**What the task asks:**
Transcribe every line exactly. Leave the pictures behind.

**Plotting code records:**
# # # #

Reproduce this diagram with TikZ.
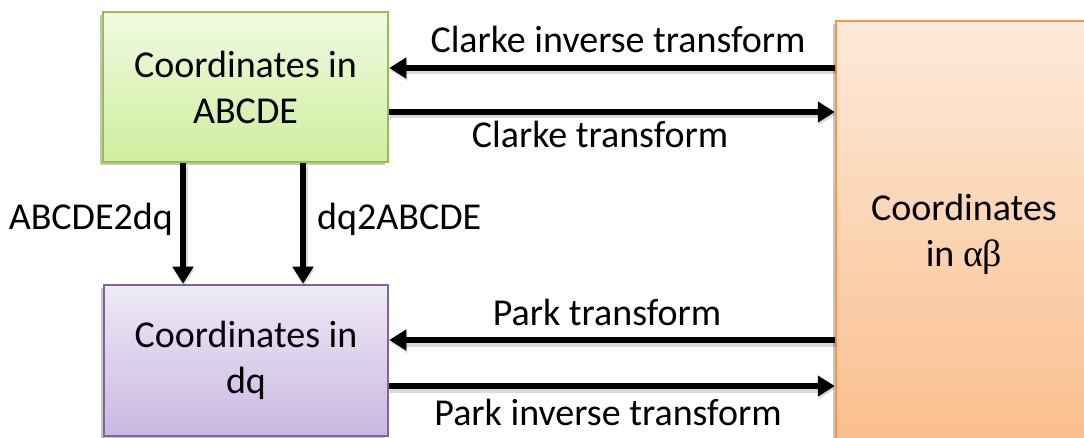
\documentclass[tikz,border=0pt]{standalone}
\usepackage{fontspec}
\setmainfont{Carlito}
\newfontfamily\greekfont{Liberation Serif}
\usetikzlibrary{arrows.meta,shadows}

\definecolor{grnTop}{RGB}{241,250,226}
\definecolor{grnBot}{RGB}{206,238,158}
\definecolor{grnLine}{RGB}{155,187,89}
\definecolor{purTop}{RGB}{238,234,246}
\definecolor{purBot}{RGB}{200,184,226}
\definecolor{purLine}{RGB}{128,100,162}
\definecolor{orgTop}{RGB}{253,234,218}
\definecolor{orgBot}{RGB}{250,190,140}
\definecolor{orgLine}{RGB}{247,150,70}

\begin{document}
\begin{tikzpicture}[x=1pt,y=-1pt,
  every node/.style={font=\fontsize{38}{46}\selectfont},
  coordbox/.style={draw, line width=2.5pt, align=center, inner sep=0pt,
    drop shadow={shadow xshift=-3pt, shadow yshift=-3pt, opacity=0.22, fill=black}},
  greenbox/.style={coordbox, draw=grnLine, top color=grnTop, bottom color=grnBot},
  purplebox/.style={coordbox, draw=purLine, top color=purTop, bottom color=purBot},
  orangebox/.style={coordbox, draw=orgLine, top color=orgTop, bottom color=orgBot},
  arr/.style={line width=6pt, -{Triangle[length=17pt,width=20pt]},
    preaction={draw=black, opacity=0.15, line width=8pt, transform canvas={xshift=1pt,yshift=-2.5pt}}},
  lbl/.style={inner sep=0pt}
]
\useasboundingbox (0,0) rectangle (1084,438);
\clip (0,0) rectangle (1084,438);

% coordinate systems
\node[greenbox, minimum width=285pt, minimum height=150pt] (A) at (245.5,87) {Coordinates in\\ABCDE};
\node[purplebox, minimum width=284pt, minimum height=151pt] (D) at (246,360.5) {Coordinates in\\dq};
\node[orangebox, minimum width=256pt, minimum height=426pt] (O) at (964,234) {Coordinates\\in {\greekfont αβ}};

% heights and columns of the connectors
\coordinate (yci) at (0,68);
\coordinate (yc)  at (0,112);
\coordinate (yp)  at (0,340);
\coordinate (ypi) at (0,386);
\coordinate (xl)  at (183,0);
\coordinate (xr)  at (303,0);

% transforms
\draw[arr] (O.west |- yci) -- (A.east |- yci);
\draw[arr] (A.east |- yc)  -- (O.west |- yc);
\draw[arr] (O.west |- yp)  -- (D.east |- yp);
\draw[arr] (D.east |- ypi) -- (O.west |- ypi);
\draw[arr] (A.south -| xl) -- (D.north -| xl);
\draw[arr] (A.south -| xr) -- (D.north -| xr);

% labels
\node[lbl, anchor=base] (tci) at (618,53) {Clarke inverse transform};
\node[lbl, anchor=base] (tc)  at (600,148) {Clarke transform};
\node[lbl, anchor=base] (tp)  at (607,325) {Park transform};
\node[lbl, anchor=base] (tpi) at (608,425) {Park inverse transform};
\node[lbl, anchor=base east] (tad) at (173,230) {ABCDE2dq};
\node[lbl, anchor=base west] (tda) at (317,230) {dq2ABCDE};
\end{tikzpicture}
\end{document}
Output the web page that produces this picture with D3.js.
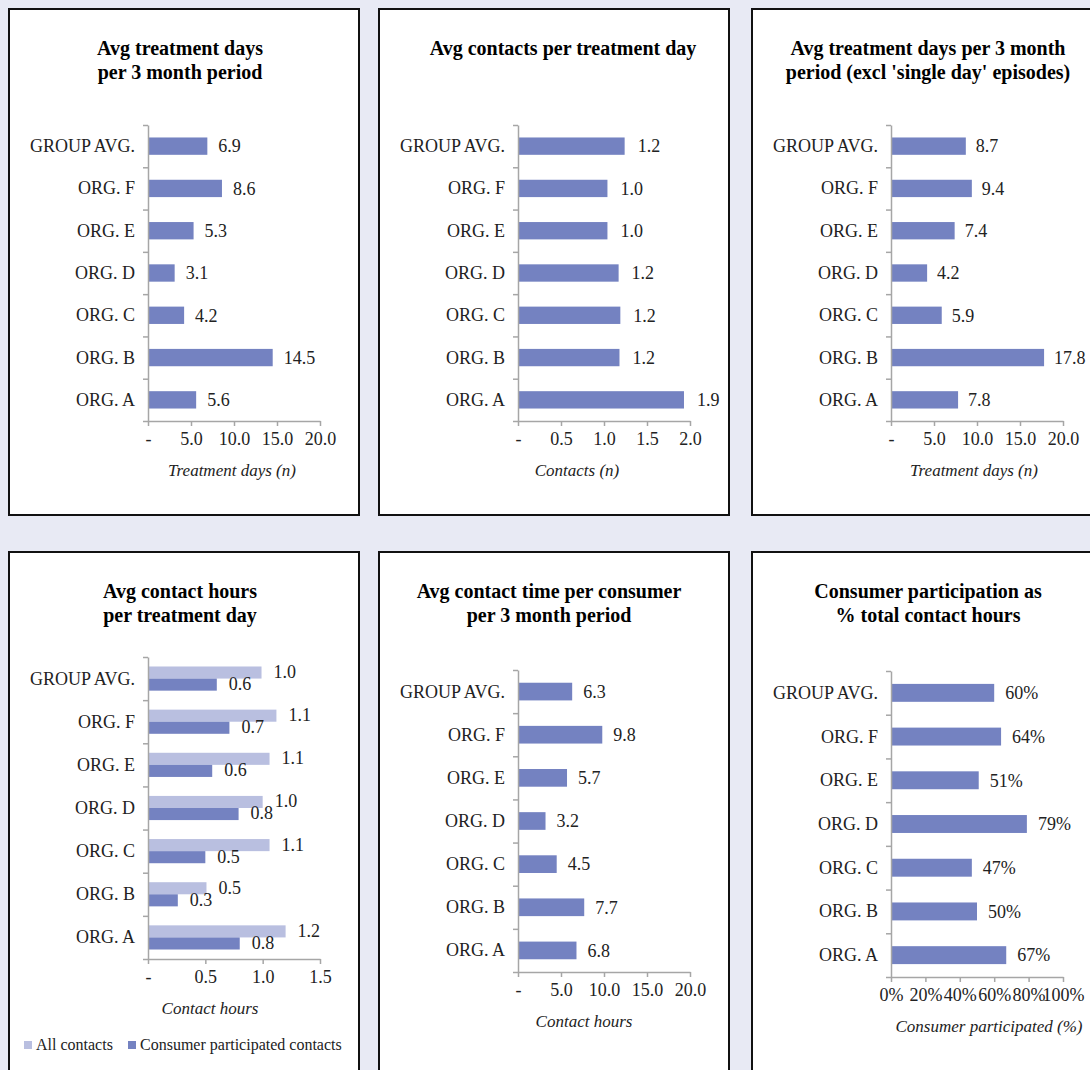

# # # #

**Exercise answer:**
Reproduce this diagram with TikZ.
\documentclass[tikz,border=0pt]{standalone}
\usepackage{fontspec}
\setmainfont{Carlito}
\newfontfamily\greekfont{Liberation Serif}
\usetikzlibrary{arrows.meta,shadows}

\definecolor{grnTop}{RGB}{241,250,226}
\definecolor{grnBot}{RGB}{206,238,158}
\definecolor{grnLine}{RGB}{155,187,89}
\definecolor{purTop}{RGB}{238,234,246}
\definecolor{purBot}{RGB}{200,184,226}
\definecolor{purLine}{RGB}{128,100,162}
\definecolor{orgTop}{RGB}{253,234,218}
\definecolor{orgBot}{RGB}{250,190,140}
\definecolor{orgLine}{RGB}{247,150,70}

\begin{document}
\begin{tikzpicture}[x=1pt,y=-1pt,
  every node/.style={font=\fontsize{38}{46}\selectfont},
  coordbox/.style={draw, line width=2.5pt, align=center, inner sep=0pt,
    drop shadow={shadow xshift=-3pt, shadow yshift=-3pt, opacity=0.22, fill=black}},
  greenbox/.style={coordbox, draw=grnLine, top color=grnTop, bottom color=grnBot},
  purplebox/.style={coordbox, draw=purLine, top color=purTop, bottom color=purBot},
  orangebox/.style={coordbox, draw=orgLine, top color=orgTop, bottom color=orgBot},
  arr/.style={line width=6pt, -{Triangle[length=17pt,width=20pt]},
    preaction={draw=black, opacity=0.15, line width=8pt, transform canvas={xshift=1pt,yshift=-2.5pt}}},
  lbl/.style={inner sep=0pt}
]
\useasboundingbox (0,0) rectangle (1084,438);
\clip (0,0) rectangle (1084,438);

% coordinate systems
\node[greenbox, minimum width=285pt, minimum height=150pt] (A) at (245.5,87) {Coordinates in\\ABCDE};
\node[purplebox, minimum width=284pt, minimum height=151pt] (D) at (246,360.5) {Coordinates in\\dq};
\node[orangebox, minimum width=256pt, minimum height=426pt] (O) at (964,234) {Coordinates\\in {\greekfont αβ}};

% heights and columns of the connectors
\coordinate (yci) at (0,68);
\coordinate (yc)  at (0,112);
\coordinate (yp)  at (0,340);
\coordinate (ypi) at (0,386);
\coordinate (xl)  at (183,0);
\coordinate (xr)  at (303,0);

% transforms
\draw[arr] (O.west |- yci) -- (A.east |- yci);
\draw[arr] (A.east |- yc)  -- (O.west |- yc);
\draw[arr] (O.west |- yp)  -- (D.east |- yp);
\draw[arr] (D.east |- ypi) -- (O.west |- ypi);
\draw[arr] (A.south -| xl) -- (D.north -| xl);
\draw[arr] (A.south -| xr) -- (D.north -| xr);

% labels
\node[lbl, anchor=base] (tci) at (618,53) {Clarke inverse transform};
\node[lbl, anchor=base] (tc)  at (600,148) {Clarke transform};
\node[lbl, anchor=base] (tp)  at (607,325) {Park transform};
\node[lbl, anchor=base] (tpi) at (608,425) {Park inverse transform};
\node[lbl, anchor=base east] (tad) at (173,230) {ABCDE2dq};
\node[lbl, anchor=base west] (tda) at (317,230) {dq2ABCDE};
\end{tikzpicture}
\end{document}
Output the web page that produces this picture with D3.js.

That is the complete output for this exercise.